La mission d’observation européenne ne publiera son rapport qu’au terme du processus électoral et son mandat ne l’autorise pas à intervenir. La France et l’UE vont-elles déjuger la Cour constitutionnelle si la victoire d’Ali Bongo est validée alors qu’elles n’ont aucun mandat pour le faire ? Il y a bien sûr l’option des sanctions individuelles contre le président réélu et son clan (gel des avoirs et interdiction de voyager), mais sur quels éléments objectifs les motiver ? Le caractère peu crédible des résultats électoraux ? Dans ce cas, il faudra placer sous sanctions individuelles de nombreux chefs d’Etat africains ! On comprendra que les exigences de cohérence et de légalité laissent une faible marge de manœuvre.

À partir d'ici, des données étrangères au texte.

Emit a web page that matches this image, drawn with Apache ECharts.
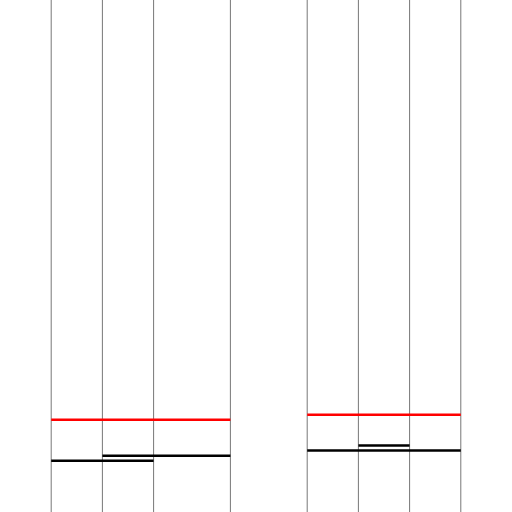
<!DOCTYPE html>
<html><head><meta charset="utf-8">
<script src="https://cdn.jsdelivr.net/npm/echarts@6/dist/echarts.min.js"></script>
<style>html,body{margin:0;padding:0;background:#fff}#c{width:512px;height:512px}</style>
</head><body><div id="c"></div>
<script>
const guidePositions = [1, 2, 3, 4.5, 6, 7, 8, 9];
const redSegments = [[1, 4.5, 1.8], [6, 9, 1.9]];
const blackSegments = [[1, 3, 1.0], [2, 4.5, 1.1], [6, 9, 1.2], [7, 8, 1.3]];

const series = [];
guidePositions.forEach(x => series.push({
  type: 'line', data: [[x, 0], [x, 10]], showSymbol: false, silent: true,
  lineStyle: { color: '#777', width: 1 }, z: 1
}));
redSegments.forEach(s => series.push({
  type: 'line', data: [[s[0], s[2]], [s[1], s[2]]], showSymbol: false,
  lineStyle: { color: '#ff0000', width: 2.5 }, z: 3
}));
blackSegments.forEach(s => series.push({
  type: 'line', data: [[s[0], s[2]], [s[1], s[2]]], showSymbol: false,
  lineStyle: { color: '#000', width: 2.5 }, z: 2
}));

const chart = echarts.init(document.getElementById('c'));
chart.setOption({
  animation: false,
  grid: { left: 0, right: 0, top: 0, bottom: 0 },
  xAxis: { type: 'value', min: 0, max: 10, show: false },
  yAxis: { type: 'value', min: 0, max: 10, show: false },
  series
});
</script></body></html>
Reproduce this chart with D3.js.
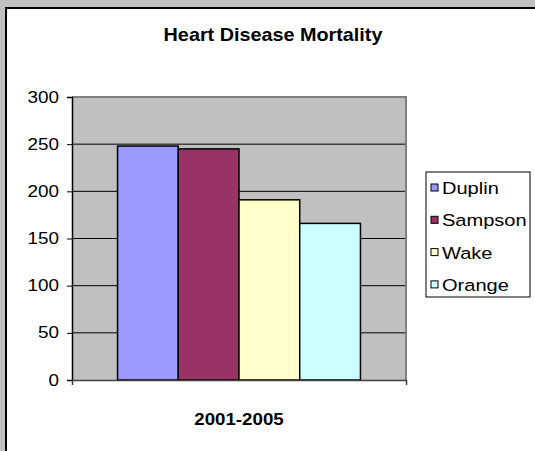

Le philosophe camerounais Achille Mbembe disait dans un entretien à Courrier International en 2008 : « Si les Africains veulent la démocratie, c’est à eux d’en payer le prix. Personne ne le paiera à leur place. Ils ne l’obtiendront pas non plus à crédit. » C’est ce que nous enseigne l’exemple burkinabé d’octobre 2014. Le salut ne viendra pas de l’extérieur, mais de la volonté du peuple de prendre en main son destin.
Laurent Bigot est un ancien diplomate français devenu consultant indépendant.